The Japanese anti-submarine capability never approached the sophistication of that of the Allies in the Atlantic. The Japanese navy did not even establish an anti-submarine warfare school until March 1944. The convoy system was adopted rather late in the war, and too few ships and aircraft were assigned to escort duty. The small aircraft carriers which would have been ideal for the escort role were used instead as aircraft ferries. Japanese depth charges were too small and were initially set to detonate at too shallow a depth as the Japanese had decided that US submarines could not dive to greater depths. The Japanese did make effective use of minefields and developed a working airborne magnetic anomaly detector (Jikitanchiki), but the former were partially negated by new Allied mine-detecting sonar, and the latter was limited in detection range by its lack of sensitivity (requiring the aeroplane to fly at an altitude of less than 40 ft [12 m]) and was never available in adequate numbers.
The boats of the 'Barney' wolfpack departed Guam in the Mariana islands group on 27 May, passed through the Strait of Tsushima using their sonar equipments to avoid the mined areas and entered the Sea of Japan with Commander Hydeman’s Sea Dog (pack leader), Crevalle, Spadefish, Tunny, Skate, Bonefish, Flying Fish, Bowfin and Tinosa.
Between 9 and 20 June Sea Dog sank seven ships (7,928 tons) and one small craft, and damaged one 1,045-ton ship; Crevalle sank three ships (6,643 tons) and two small craft, and on 22 June torpedoed the frigate Kasado; Spadefish sank five ships (8,638 tons) and four small vessels, and on 13 June the 11,439-ton Soviet Transbalt; Tunny had no success; on 10 June Skate sank the training submarine I-122 and in addition sent four ships (7,816 tons) to the bottom; Bonefish sank two ships (5,326 tons) but was herself sunk on 19 June in Toyama Wan (Honshu) by the Japanese frigate Okinawa and the corvettes Kaibokan 63, Kaibokan 74, Kaibokan 158 and Kaibokan 207; Flying Fish sank two ships (4,113 tons) and 12 small vessels; Bowfin sank two ships (2,785 tons) and one sailing vessel; and Tinosa sank four ships (6,690 tons).
The surviving boats of the wolkfpack departed the Sea of Japan via the La Pérouse Strait on 24 June and reached Pearl Harbor on 4 July.
The part played by Bowfin as part of this ‘Hellcat’ wolfpack may been seen as typical. On its ninth war patrol, Bowfin departed for the Sea of Japan from Guam on 29 May 1945 with the intention of entering the ‘Emperor’s backyard’ through the heavily mined Strait of Tsushima. All the boats involved were equipped with the new type of mine-detecting sonar equipment: this emitted a warning whenever the boat came within 300 ft (90 m) of a mine. Once safely through the strait and into the Sea of Japan, Bowfin proceeded to the assigned patrol area, off the east coast of Korea.

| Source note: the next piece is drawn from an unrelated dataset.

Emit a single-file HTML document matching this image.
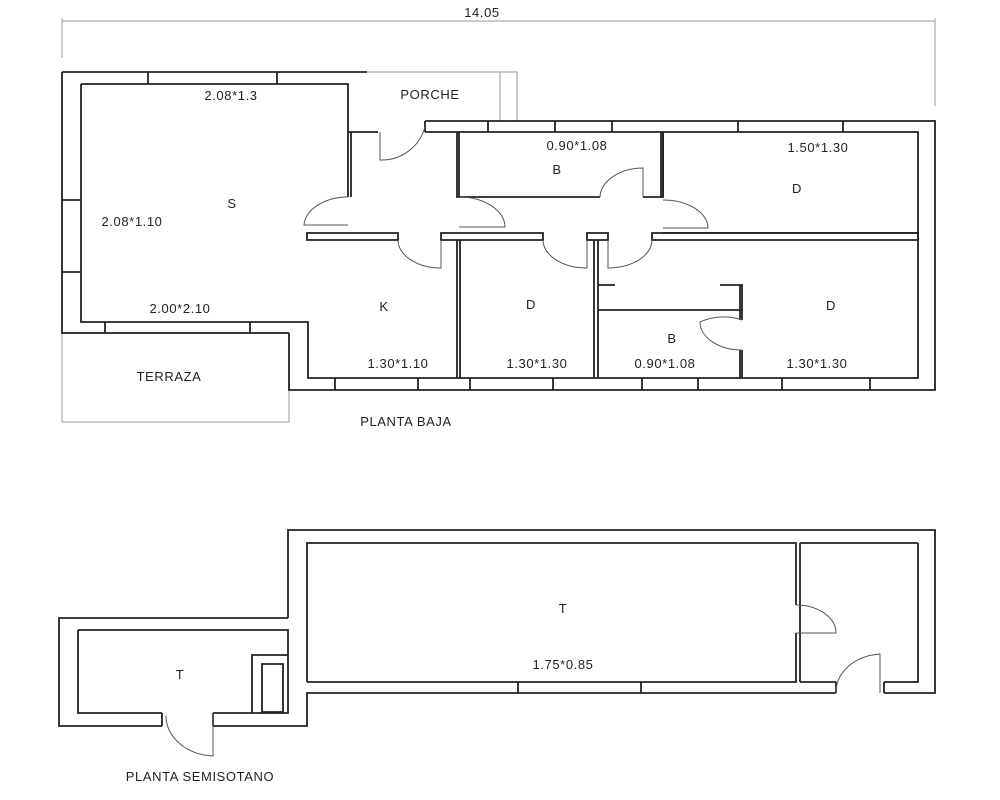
<!DOCTYPE html>
<html><head><meta charset="utf-8"><style>
html,body{margin:0;padding:0;background:#fff}
svg{display:block}
text{font-family:"Liberation Sans",sans-serif;font-size:13px;fill:#222;text-anchor:middle;letter-spacing:0.6px}
</style></head><body>
<svg width="1000" height="800" viewBox="0 0 1000 800" xmlns="http://www.w3.org/2000/svg">
<g fill="none" stroke="#aaa" stroke-width="1.2">
<path d="M62,21 H935 M62,18 V58 M935,18 V106"/>
<rect x="62" y="333" width="227" height="89"/>
<path d="M367,72 H517 V121 M500,72 V121"/>
</g>
<text x="482" y="17">14.05</text>
<g fill="none" stroke="#222" stroke-width="1.8">
<path d="M62,72 H367 M62,72 V333 H289 M289,333 V390 H935 V121 H425"/>
<path d="M148,72 V84 M277,72 V84 M62,200 H81 M62,272 H81 M105,322 V333 M250,322 V333"/>
<path d="M81,84 H348 V132 H378 M81,84 V322 H308 V378 H918 V132 H425"/>
<path d="M351,132 V197 M348,197 V132"/>
<path d="M425,121 V132 M488,121 V132 M555,121 V132 M612,121 V132 M738,121 V132 M843,121 V132"/>
<path d="M335,378 V390 M418,378 V390 M470,378 V390 M553,378 V390 M642,378 V390 M698,378 V390 M782,378 V390 M870,378 V390"/>
<path d="M307,233 H398 V240 H307 Z M441,233 H543 V240 H441 Z M587,233 H608 V240 H587 Z M652,233 H918 V240 H652 Z"/>
<path d="M457,132 V197 H600 M643,197 H663 V132 M459,132 V197 M661,132 V197"/>
<path d="M663,197 V132 M663,233 H918"/>
<path d="M457,240 V378 M460,240 V378 M594,240 V378 M598,240 V378"/>
<path d="M598,285 H615 M720,285 H742 V320 M742,350 V378 M598,310 H742 M740,285 V320 M740,350 V378"/>
</g>
<g fill="none" stroke="#555" stroke-width="1">
<path d="M380,132 V160 A45,45 0 0 0 425,127"/>
<path d="M348,197 A44,30 0 0 0 304,225 H348"/>
<path d="M459,197 A46,30 0 0 1 505,227 H459"/>
<path d="M398,240 A43,28 0 0 0 441,268 V240"/>
<path d="M600,197 A43,30 0 0 1 643,168 V197"/>
<path d="M663,200 A45,28 0 0 1 708,228 H663"/>
<path d="M543,240 A44,28 0 0 0 587,268 V240"/>
<path d="M608,240 V268 A44,28 0 0 0 652,240"/>
<path d="M742,320 A42,30 0 0 0 700,322 M742,350 A42,28 0 0 1 700,322"/>
</g>
<text x="231" y="100">2.08*1.3</text>
<text x="430" y="99">PORCHE</text>
<text x="232" y="208">S</text>
<text x="132" y="226">2.08*1.10</text>
<text x="180" y="313">2.00*2.10</text>
<text x="384" y="311">K</text>
<text x="398" y="368">1.30*1.10</text>
<text x="577" y="150">0.90*1.08</text>
<text x="557" y="174">B</text>
<text x="818" y="152">1.50*1.30</text>
<text x="797" y="193">D</text>
<text x="531" y="309">D</text>
<text x="537" y="368">1.30*1.30</text>
<text x="672" y="343">B</text>
<text x="665" y="368">0.90*1.08</text>
<text x="831" y="310">D</text>
<text x="817" y="368">1.30*1.30</text>
<text x="169" y="381">TERRAZA</text>
<text x="406" y="426">PLANTA  BAJA</text>
<g fill="none" stroke="#222" stroke-width="1.8">
<path d="M288,618 V530 H935 V693 H884 M836,693 H307 V726 H213 M162,726 H59 V618 H288"/>
<path d="M307,682 H796 V633 M796,605 V543 H307 V682 M800,543 V682 M918,543 V682 H884 M836,682 H800 M918,543 H800"/>
<path d="M78,630 H288 V713 H213 M162,713 H78 V630"/>
<path d="M252,713 V655 H288 M262,664 H283 V712 H262 Z"/>
<path d="M518,682 V693 M641,682 V693 M836,682 V693 M884,682 V693 M162,713 V726 M213,713 V726"/>
</g>
<g fill="none" stroke="#555" stroke-width="1">
<path d="M796,605 A40,28 0 0 1 836,633 H796"/>
<path d="M836,693 A48,38 0 0 1 880,654 V693"/>
<path d="M213,713 V756 A50,40 0 0 1 166,716"/>
</g>
<text x="563" y="613">T</text>
<text x="563" y="669">1.75*0.85</text>
<text x="180" y="679">T</text>
<text x="200" y="781">PLANTA  SEMISOTANO</text>
</svg>
</body></html>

On 2 June the members of the wolfpack searched for survivors of a downed Boeing B-29 Superfortress bomber, and Tinosa eventually rescued the survivors.

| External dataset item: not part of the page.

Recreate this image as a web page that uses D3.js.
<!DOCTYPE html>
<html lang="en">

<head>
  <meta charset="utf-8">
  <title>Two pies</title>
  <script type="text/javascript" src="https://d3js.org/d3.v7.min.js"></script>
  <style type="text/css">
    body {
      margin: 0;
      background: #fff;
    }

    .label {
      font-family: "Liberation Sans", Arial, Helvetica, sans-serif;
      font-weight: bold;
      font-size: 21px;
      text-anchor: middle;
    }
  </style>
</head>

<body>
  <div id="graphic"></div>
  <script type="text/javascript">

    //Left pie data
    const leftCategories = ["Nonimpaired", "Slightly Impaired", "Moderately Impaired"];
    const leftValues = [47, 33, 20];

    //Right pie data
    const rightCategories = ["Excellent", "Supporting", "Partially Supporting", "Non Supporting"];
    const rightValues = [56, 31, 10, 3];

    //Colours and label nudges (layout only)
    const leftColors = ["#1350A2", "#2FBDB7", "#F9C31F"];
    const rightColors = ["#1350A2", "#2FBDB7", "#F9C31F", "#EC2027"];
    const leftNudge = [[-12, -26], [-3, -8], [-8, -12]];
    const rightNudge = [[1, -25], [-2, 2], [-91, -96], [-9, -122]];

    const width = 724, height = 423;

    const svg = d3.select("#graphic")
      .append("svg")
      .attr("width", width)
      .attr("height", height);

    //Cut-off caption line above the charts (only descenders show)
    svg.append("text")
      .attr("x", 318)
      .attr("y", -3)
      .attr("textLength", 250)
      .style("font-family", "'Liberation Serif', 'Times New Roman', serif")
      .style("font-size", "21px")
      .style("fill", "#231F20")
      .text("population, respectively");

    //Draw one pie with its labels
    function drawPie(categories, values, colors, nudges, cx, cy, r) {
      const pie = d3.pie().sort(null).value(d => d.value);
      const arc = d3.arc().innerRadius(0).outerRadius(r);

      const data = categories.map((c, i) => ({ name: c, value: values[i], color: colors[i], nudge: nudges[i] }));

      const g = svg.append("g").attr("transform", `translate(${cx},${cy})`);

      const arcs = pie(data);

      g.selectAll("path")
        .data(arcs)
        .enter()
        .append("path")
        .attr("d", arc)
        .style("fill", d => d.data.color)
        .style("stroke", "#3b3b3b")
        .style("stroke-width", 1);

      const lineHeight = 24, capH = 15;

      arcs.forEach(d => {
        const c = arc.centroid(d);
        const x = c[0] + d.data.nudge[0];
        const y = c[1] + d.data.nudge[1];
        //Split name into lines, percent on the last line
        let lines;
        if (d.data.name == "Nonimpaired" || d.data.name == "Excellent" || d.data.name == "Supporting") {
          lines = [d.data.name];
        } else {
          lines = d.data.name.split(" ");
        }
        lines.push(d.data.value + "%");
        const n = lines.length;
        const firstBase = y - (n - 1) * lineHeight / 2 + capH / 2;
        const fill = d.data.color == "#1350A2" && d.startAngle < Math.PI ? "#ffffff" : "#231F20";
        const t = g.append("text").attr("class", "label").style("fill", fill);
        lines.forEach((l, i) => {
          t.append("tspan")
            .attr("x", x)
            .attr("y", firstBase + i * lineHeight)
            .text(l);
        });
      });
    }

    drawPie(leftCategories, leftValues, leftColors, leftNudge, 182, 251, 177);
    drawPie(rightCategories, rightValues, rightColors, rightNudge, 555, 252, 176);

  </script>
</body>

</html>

Initially, only two ship contacts were made, and on each occasion Bowfin scored a kill: on 11 June the boat found a cargo ship, sailing unescorted, and fired four torpedoes, one of which hit the 1,898-ton Shinyo Maru that sank in only three minutes; and two days later the boat torpedoed and sank the 887-ton freighter Akiura Maru. The boat entered and investigated several harbours, but found all to be empty.
On 18 June Bowfin was the target of accurate gunfire and had to dive to escape. On 20 June, a submerged six-torpedo attack on a convoy of three Japanese ships in very shallow water failed as a result of poor visibility and attack positions, and the necessity to avoid the boat’s own fourth torpedo, which seemed to be circling back.
On 24 June the eight surviving ‘Hellcats’ rendezvoused in preparation for the wolfpack’s exit from the Sea of Japan, and then made a daring but successful high-speed surface run out of the Sea of Japan through the narrow and heavily patrolled La Pérouse Strait. On 4 July Bowfin reached Pearl Harbor.
In overall terms, during the Pacific War the US Navy’s two commands in the Pacific theatre, namely Submarines Pacific and Submarines South-West Pacific, undertook 1,588 war patrols, resulting in the firing of 14,748 torpedoes and the sinking of 1,392 Japanese vessels totalling 5.3 million tons. The US submarines also sank more than 200 Japanese warships, including one battleship, eight aircraft carriers of varying sizes, 11 cruisers, 38 destroyers, 25 submarines (including two U-boats), and 70 other escort vessels.
Submarines Pacific numbered 51 boats in 1941, and by the end of the war had 169 boats. Monthly war patrols averaged 27 in 1942, increasing to 47 in 1945, with a maximum of 57 patrols despatched in May 1945. Despite slowly improving Japanese anti-submarine capabilities, the sinkings of Japanese ships continued to increase at a rapid rate as more US submarines were completed and deployed each month to the Pacific theatre. By the end of the war, US submarines had destroyed more Japanese shipping than all other US weapons combined, including aircraft.